There is a kind of value that does not draw attention to itself.
It does not announce its presence, nor does it seek to be named.
It is found in the ability to notice what is missing, to hold what others overlook, and to remain with a task until it becomes whole.
This form of contribution is not always recognised, not because it lacks substance, but because it does not conform to the visible markers by which contribution is often measured.
And when it is absent, its absence is rarely identified directly.
It is felt instead — in the increasing difficulty of maintaining coherence, in the gradual erosion of quality, in the subtle sense that something once stable no longer holds as it did.
In time, I found myself drawn toward different environments. Smaller spaces. Often more creative in nature. Places where attention to the work itself took precedence.
In such settings, it was not necessary to justify care. It was understood.
Not everyone is moved by the same things. Not everyone seeks depth, or precision, or completion in the same way. This is not a fault. It is simply a difference.
Eventually, I chose to leave a role I had once valued deeply.
There was no conflict, no decisive moment. Only a gradual recognition that remaining would require a form of diminishment I could no longer sustain.
That continuing to explain what felt self-evident had become more burdensome than beginning again.
I do not consider this a loss.
It clarified something essential.
There are environments that priorities appearance, and others that value substance. They are not interchangeable.
What matters is recognizing where one belongs.
This is not an argument.
It is an observation.
And writing has become the place where such observations can remain intact. Where nothing needs to be softened beyond recognition.
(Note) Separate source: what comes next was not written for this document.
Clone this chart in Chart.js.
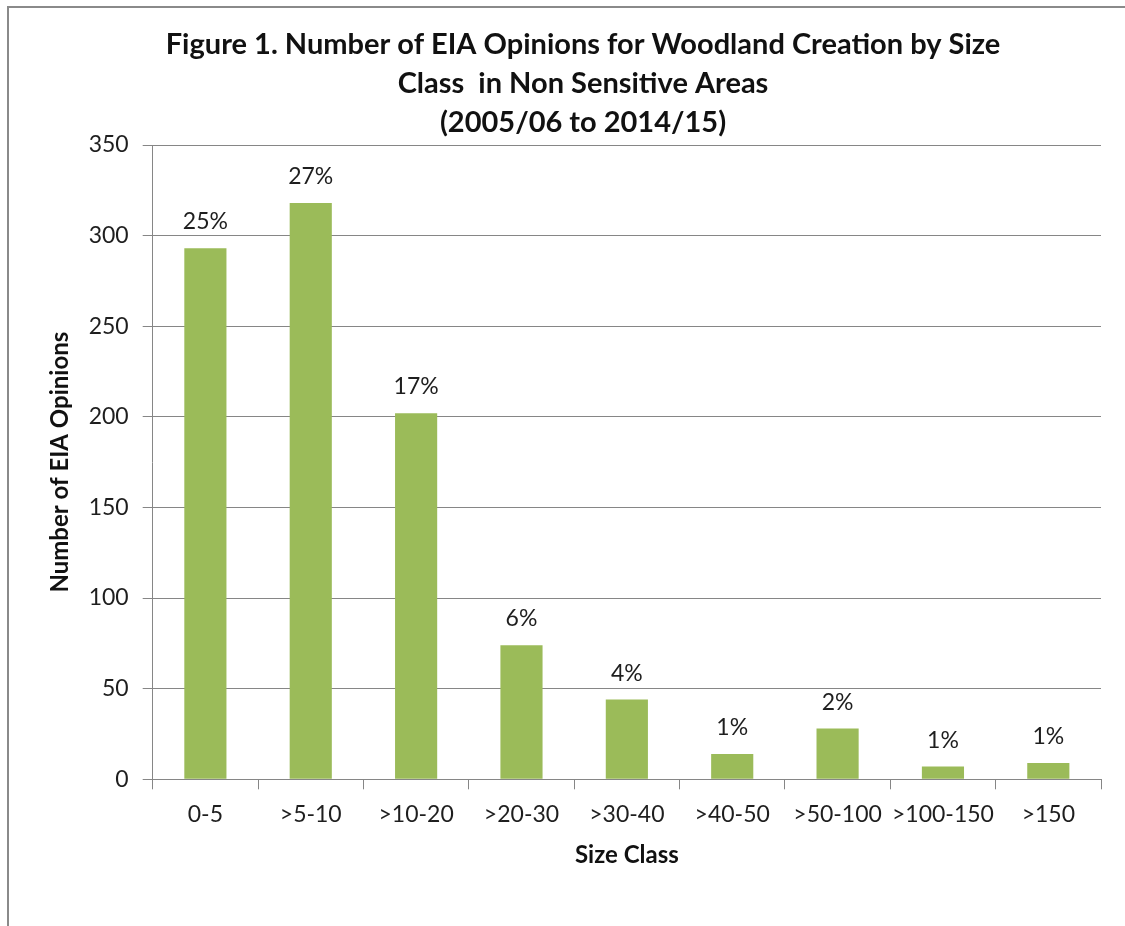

Where clarity does not require apology.
I have ceased attempting to adjust myself to every room I enter.
If that results in certain doors remaining closed, it is a cost I am willing to accept.
For there is a greater cost in remaining where one must become less in order to belong.
And so, if given the choice, I would rather continue to build something honest — even if slowly, even if alone — than to remain within something established at the expense of what I know, quietly but unmistakably, to be true.
The same way one recognizes, without needing to explain it, when something is finally complete.